類い稀な努力(そんなことは一言も書いていないが)を重ねて、二重三重の壁をクリアーして書かれたはずなのに、文章はあくまで軽快、得意のジャパニーズオヤジギャグで彩られ、一気に最後まで読ませる筆致にも勢いがある。

視覚を除いた「四感」で彼が捕らえた日本は、冷静で本質的だ。

動詞と形容詞の活用の不規則さに苦しむところ。
生粋の日本人でさえも的確に使えている人は少なかろうと思う文法の問題。

非漢字圏から来た人々が必ずぶつかる同音異義語の存在。
漢字を実際に見ることが出来る我々でも間違い易いが、漢字の形を見ることが出来ない彼は、言葉遊びを使って楽しみながら壁を乗り越える。

せっかく4年間の履修チャンスがあるのに、最後の一年間は就活という同一魔法に取り憑かれて個性と学習を喪失していく大学生たち。

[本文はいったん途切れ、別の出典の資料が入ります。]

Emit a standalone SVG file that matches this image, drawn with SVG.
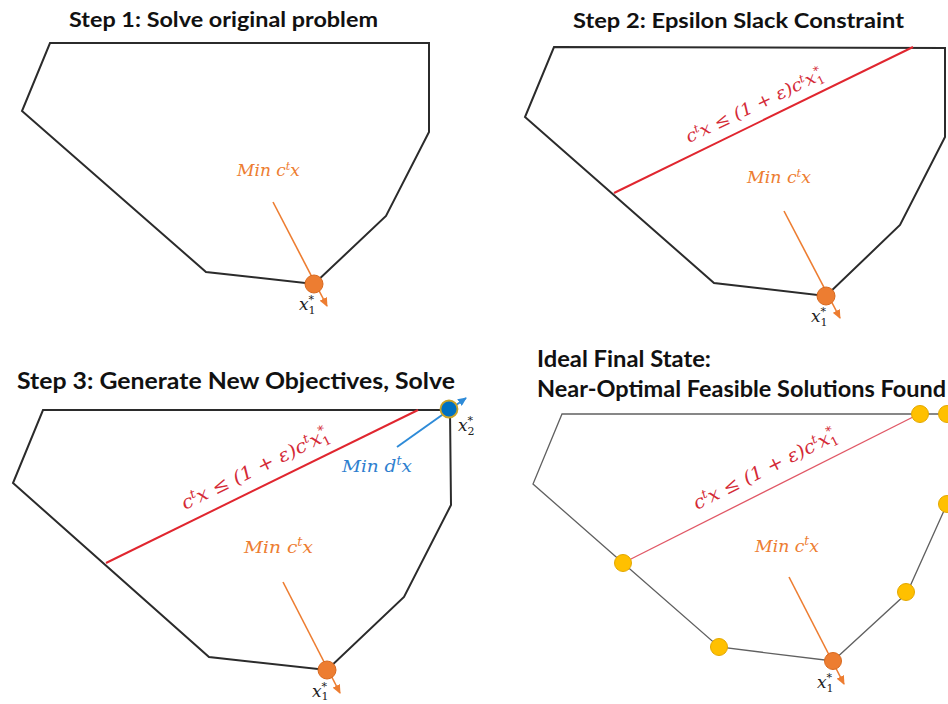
<svg xmlns="http://www.w3.org/2000/svg" width="948" height="704" viewBox="0 0 948 704">
<defs>
<style>
.title{font-family:Lato,"Open Sans","Liberation Sans",sans-serif;font-weight:700;fill:#111;}
.poly{fill:none;stroke:#2b2b2b;stroke-width:2;stroke-linejoin:miter;}
.poly4{fill:none;stroke:#606060;stroke-width:1.3;}
.red{stroke:#e0262f;stroke-width:2;fill:none;}
.red4{stroke:#e05866;stroke-width:1.3;fill:none;}
.oarr{stroke:#ed7d31;stroke-width:1.6;fill:none;}
.barr{stroke:#2e8bd8;stroke-width:2;fill:none;}
.math{font-family:"DejaVu Serif","Liberation Serif",serif;font-style:italic;}
.omath{fill:#ed7d31;}
.rmath{fill:#d42a36;}
.bmath{fill:#2e7fcf;}
.kmath{fill:#222;}
.up{font-style:normal;}
.ocirc{fill:#ed7d31;stroke:#d8691f;stroke-width:1;}
.ycirc{fill:#ffc000;stroke:#e3a800;stroke-width:1;}
</style>
<marker id="ah-o" markerUnits="userSpaceOnUse" markerWidth="9" markerHeight="8" refX="8" refY="4" orient="auto">
<path d="M0,0 L9,4 L0,8 z" fill="#ed7d31"/>
</marker>
<marker id="ah-b" markerUnits="userSpaceOnUse" markerWidth="9" markerHeight="8" refX="8" refY="4" orient="auto">
<path d="M0,0 L9,4 L0,8 z" fill="#2e8bd8"/>
</marker>
</defs>
<rect width="948" height="704" fill="#ffffff"/>

<g id="panel1">
<text class="title" x="69" y="27" font-size="20" textLength="309" lengthAdjust="spacingAndGlyphs">Step 1: Solve original problem</text>
<polygon class="poly" points="50,43 429,43 429,132 386,216 314,284 206,272 22,111"/>
<text class="math omath" x="237" y="176" font-size="16.5" textLength="63" lengthAdjust="spacingAndGlyphs">Min c<tspan font-size="11" dy="-6">t</tspan><tspan dy="6">x</tspan></text>
<text class="math kmath" x="299" y="310" font-size="17">x<tspan class="up" font-size="11" dy="4">1</tspan><tspan class="up" font-size="11" dx="-7" dy="-11">*</tspan></text>
</g>

<g id="panel2">
<text class="title" x="573" y="28" font-size="20" textLength="331" lengthAdjust="spacingAndGlyphs">Step 2: Epsilon Slack Constraint</text>
<polygon class="poly" points="554,47 945,48 945,137 900,225 826,296 714,283 525,117"/>
<line class="red" x1="614" y1="193" x2="913" y2="47"/>
<text class="math rmath" font-size="17" transform="translate(689,143) rotate(-25.5)" textLength="150" lengthAdjust="spacingAndGlyphs">c<tspan font-size="11" dy="-6">t</tspan><tspan dy="6">x ≤ (1 + ε)c</tspan><tspan font-size="11" dy="-6">t</tspan><tspan dy="6">x</tspan><tspan class="up" font-size="11" dy="4">1</tspan><tspan class="up" font-size="11" dx="-6" dy="-11">*</tspan></text>
<text class="math omath" x="747" y="183" font-size="16.5" textLength="64" lengthAdjust="spacingAndGlyphs">Min c<tspan font-size="11" dy="-6">t</tspan><tspan dy="6">x</tspan></text>
<text class="math kmath" x="811" y="322" font-size="17">x<tspan class="up" font-size="11" dy="4">1</tspan><tspan class="up" font-size="11" dx="-7" dy="-11">*</tspan></text>
</g>

<g id="panel3">
<text class="title" x="17" y="389" font-size="22.5" textLength="438" lengthAdjust="spacingAndGlyphs">Step 3: Generate New Objectives, Solve</text>
<polygon class="poly" points="43,410 450,410 451,505 404,597 327,670 209,657 13,483"/>
<line class="red" x1="106" y1="563" x2="418" y2="410"/>
<text class="math rmath" font-size="18.5" transform="translate(185,510) rotate(-26)" textLength="162" lengthAdjust="spacingAndGlyphs">c<tspan font-size="12" dy="-7">t</tspan><tspan dy="7">x ≤ (1 + ε)c</tspan><tspan font-size="12" dy="-7">t</tspan><tspan dy="7">x</tspan><tspan class="up" font-size="12" dy="4">1</tspan><tspan class="up" font-size="12" dx="-7" dy="-12">*</tspan></text>
<text class="math bmath" x="342" y="472" font-size="17.5" textLength="70" lengthAdjust="spacingAndGlyphs">Min d<tspan font-size="12" dy="-7">t</tspan><tspan dy="7">x</tspan></text>
<text class="math omath" x="244" y="553" font-size="17.5" textLength="69" lengthAdjust="spacingAndGlyphs">Min c<tspan font-size="12" dy="-7">t</tspan><tspan dy="7">x</tspan></text>
<text class="math kmath" x="458" y="431" font-size="17">x<tspan class="up" font-size="11" dy="4">2</tspan><tspan class="up" font-size="11" dx="-7" dy="-11">*</tspan></text>
<text class="math kmath" x="312" y="697" font-size="17">x<tspan class="up" font-size="11" dy="3">1</tspan><tspan class="up" font-size="11" dx="-7" dy="-10">*</tspan></text>
</g>

<g id="panel4">
<text class="title" x="537" y="367" font-size="22.5" textLength="174" lengthAdjust="spacingAndGlyphs">Ideal Final State:</text>
<text class="title" x="537" y="397" font-size="22.5" textLength="409" lengthAdjust="spacingAndGlyphs">Near-Optimal Feasible Solutions Found</text>
<polyline class="poly4" points="960,414 562,414 533,484 623,563 719,647 833,661 907,593 947,504 965,465"/>
<line class="red4" x1="623" y1="563" x2="919" y2="414"/>
<text class="math rmath" font-size="18.5" transform="translate(697,510) rotate(-26.5)" textLength="158" lengthAdjust="spacingAndGlyphs">c<tspan font-size="12" dy="-7">t</tspan><tspan dy="7">x ≤ (1 + ε)c</tspan><tspan font-size="12" dy="-7">t</tspan><tspan dy="7">x</tspan><tspan class="up" font-size="12" dy="4">1</tspan><tspan class="up" font-size="12" dx="-7" dy="-12">*</tspan></text>
<text class="math omath" x="755" y="552" font-size="17" textLength="64" lengthAdjust="spacingAndGlyphs">Min c<tspan font-size="12" dy="-7">t</tspan><tspan dy="7">x</tspan></text>
<text class="math kmath" x="817" y="688" font-size="17">x<tspan class="up" font-size="11" dy="4">1</tspan><tspan class="up" font-size="11" dx="-7" dy="-11">*</tspan></text>
</g>

<g id="connectors">
<line class="oarr" x1="273" y1="202" x2="327" y2="306" marker-end="url(#ah-o)"/>
<line class="oarr" x1="784" y1="211" x2="840" y2="318" marker-end="url(#ah-o)"/>
<line class="oarr" x1="283" y1="582" x2="340" y2="693" marker-end="url(#ah-o)"/>
<line class="oarr" x1="789" y1="577" x2="844" y2="684" marker-end="url(#ah-o)"/>
<line class="barr" x1="397" y1="447" x2="466" y2="398" marker-end="url(#ah-b)"/>
</g>

<g id="points">
<circle class="ocirc" cx="314" cy="284" r="9"/>
<circle class="ocirc" cx="826" cy="296" r="9"/>
<circle class="ocirc" cx="327" cy="670" r="9"/>
<circle cx="449" cy="409" r="8.5" fill="#0070c0" stroke="#c9a227" stroke-width="1.8"/>
<circle class="ycirc" cx="920" cy="414" r="8.5"/>
<circle class="ycirc" cx="947" cy="414" r="8.5"/>
<circle class="ycirc" cx="947" cy="504" r="8.5"/>
<circle class="ycirc" cx="906" cy="592" r="8.5"/>
<circle class="ycirc" cx="719" cy="647" r="8.5"/>
<circle class="ycirc" cx="623" cy="563" r="8.5"/>
<circle class="ocirc" cx="833" cy="661" r="8.5"/>
</g>
</svg>
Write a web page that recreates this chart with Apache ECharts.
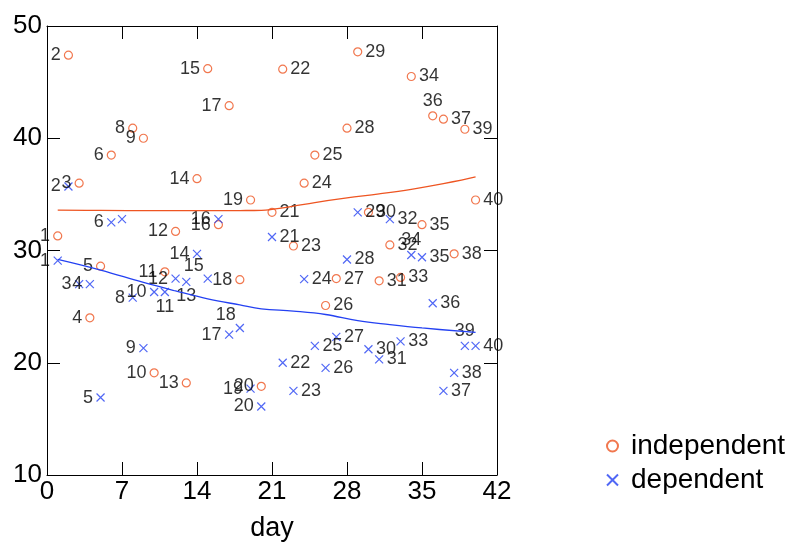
<!DOCTYPE html>
<html>
<head>
<meta charset="utf-8">
<script src="https://cdn.jsdelivr.net/npm/echarts@6/dist/echarts.min.js"></script>
<style>
html,body{margin:0;padding:0;background:#fff;}
#chart{width:789px;height:545px;}
</style>
</head>
<body>
<div id="chart"></div>
<script>
// ---- data ----
const days = [1,2,3,4,5,6,7,8,9,10,11,12,13,14,15,16,17,18,19,20,21,22,23,24,25,26,27,28,29,30,31,32,33,34,35,36,37,38,39,40];
const independent = [31.3,47.4,36.0,24.0,28.6,38.5,null,40.9,40.0,19.1,28.1,31.7,18.2,36.4,46.2,32.3,42.9,27.4,34.5,17.9,33.4,46.15,30.4,36.0,38.5,25.1,27.5,40.9,47.7,33.4,27.3,30.5,27.6,45.5,32.3,42.0,41.7,29.7,40.8,34.5];
const dependent = [29.1,35.7,27.0,27.0,16.9,32.5,32.8,25.8,21.3,26.3,26.3,27.5,27.2,29.7,27.5,32.8,22.5,23.1,17.7,16.1,31.2,20.0,17.5,27.45,21.5,19.55,22.3,29.2,33.4,21.2,20.3,32.8,21.9,29.6,29.4,25.3,17.5,19.1,21.5,21.5];
const indepFitX = [1,5,10,15,18,20,21,22,23,25,28,31,34,37,40];
const indepFitY = [33.6,33.57,33.55,33.55,33.56,33.58,33.66,33.8,33.95,34.27,34.68,35.04,35.45,35.95,36.55];
const depFitX = [1,5,9,12,15,18,20,23,26,29,32,35,40];
const depFitY = [29.2,28.25,27.15,26.4,25.7,25.15,24.8,24.6,24.3,23.75,23.4,23.1,22.7];
const xTicks = [0,7,14,21,28,35,42];
const yTicks = [10,20,30,40,50];
const seriesNames = ['independent','dependent'];
const xName = 'day';

// ---- label placement (style) ----
const indepSide = 'LLLLLLLLLLLLLLLLLLLLRRRRRRRRRRRRRRRTRRRR';
const depSide   = 'LLLLLLNLLLBLBLQLLQLLRRRRRRRRRRRRRTRRRRTR';
const orange = '#EE5522';
const blue = '#2441F2';
const FONT = 'Liberation Sans, Arial, sans-serif';

function labelFor(side){
  const base = {show:true, fontSize:18, color:'#000', fontFamily:FONT, distance:3, formatter:'{b}'};
  switch(side){
    case 'L': return Object.assign(base,{position:'left'});
    case 'R': return Object.assign(base,{position:'right'});
    case 'T': return Object.assign(base,{position:'top', distance:1});
    case 'B': return Object.assign(base,{position:'bottom', distance:1});
    case 'Q': return Object.assign(base,{position:'top', offset:[-14,2], distance:1});
    default: return {show:false};
  }
}
function build(vals, sides){
  const out = [];
  days.forEach((d,i)=>{
    if(vals[i]==null) return;
    out.push({value:[d, vals[i]], name:String(d), label:labelFor(sides[i])});
  });
  return out;
}
const crossPath = 'path://M0,0L10,10M0,10L10,0';

const axisCommon = {
  min: xTicks[0], max: xTicks[xTicks.length-1], interval: 7,
  axisLine:{show:true, onZero:false, lineStyle:{color:'#000', width:1}},
  axisTick:{show:true, inside:true, length:13, lineStyle:{color:'#000', width:1}},
  splitLine:{show:false}
};
const yCommon = {
  min: yTicks[0], max: yTicks[yTicks.length-1], interval: 10,
  axisLine:{show:true, onZero:false, lineStyle:{color:'#000', width:1}},
  axisTick:{show:true, inside:true, length:13, lineStyle:{color:'#000', width:1}},
  splitLine:{show:false}
};

const chart = echarts.init(document.getElementById('chart'), null, {renderer:'canvas'});
chart.setOption({
  animation:false,
  backgroundColor:'#fff',
  grid:{left:47, top:26, width:450, height:449, containLabel:false, outerBoundsMode:'none'},
  legend:{
    orient:'vertical', left:601, top:427, itemGap:6,
    itemWidth:11, itemHeight:11,
    data: seriesNames,
    textStyle:{fontSize:28, color:'#000', fontFamily:FONT, lineHeight:28, padding:[0,0,0,8]}
  },
  xAxis:[
    Object.assign({}, axisCommon, {type:'value', position:'bottom',
      axisLabel:{show:true, fontSize:26, color:'#000', fontFamily:FONT, margin:4},
      name:xName, nameLocation:'middle', nameGap:40,
      nameTextStyle:{fontSize:27, color:'#000', fontFamily:FONT}}),
    Object.assign({}, axisCommon, {type:'value', position:'top', axisLabel:{show:false}})
  ],
  yAxis:[
    Object.assign({}, yCommon, {type:'value', position:'left',
      axisLabel:{show:true, fontSize:26, color:'#000', fontFamily:FONT, margin:5}}),
    Object.assign({}, yCommon, {type:'value', position:'right', axisLabel:{show:false}})
  ],
  series:[
    {name:'indepFit', type:'line', smooth:0.4, showSymbol:false, silent:true,
     lineStyle:{color:orange, width:1.3}, itemStyle:{color:orange},
     data: indepFitX.map((x,i)=>[x, indepFitY[i]])},
    {name:'depFit', type:'line', smooth:0.4, showSymbol:false, silent:true,
     lineStyle:{color:blue, width:1.3}, itemStyle:{color:blue},
     data: depFitX.map((x,i)=>[x, depFitY[i]])},
    {name:seriesNames[0], type:'scatter', symbol:'circle', symbolSize:8,
     itemStyle:{color:'rgba(0,0,0,0)', borderColor:orange, borderWidth:1.2},
     data: build(independent, indepSide)},
    {name:seriesNames[1], type:'scatter', symbol:crossPath, symbolSize:8,
     itemStyle:{color:'rgba(0,0,0,0)', borderColor:blue, borderWidth:1.2},
     data: build(dependent, depSide)}
  ]
});
</script>
</body>
</html>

言論の自由が保障されている国に住みながら、政治の話しを面倒がって真剣に話そうとしない若者達。
民主主義と言論の自由の恩恵を、全く活用していない日本。

当初の目的であった鍼灸学校から自力で東京外語大の一般過程に入学し、晴眼者と同じ目線で直視した(・・というのだろうか?)日本感は、内戦続きで言論も行動も抑圧された祖国スーダンと比較して、鋭く、優しい。

よくある外国人から見たニッポンとはまたひと味もふた味も違う、爽やかな笑いに包まれる読後感は、偏に、その陰にあるマイノリティの壁を明るく打ち壊しつつ生きる才能と努力が、透けて見えるがゆえであろう。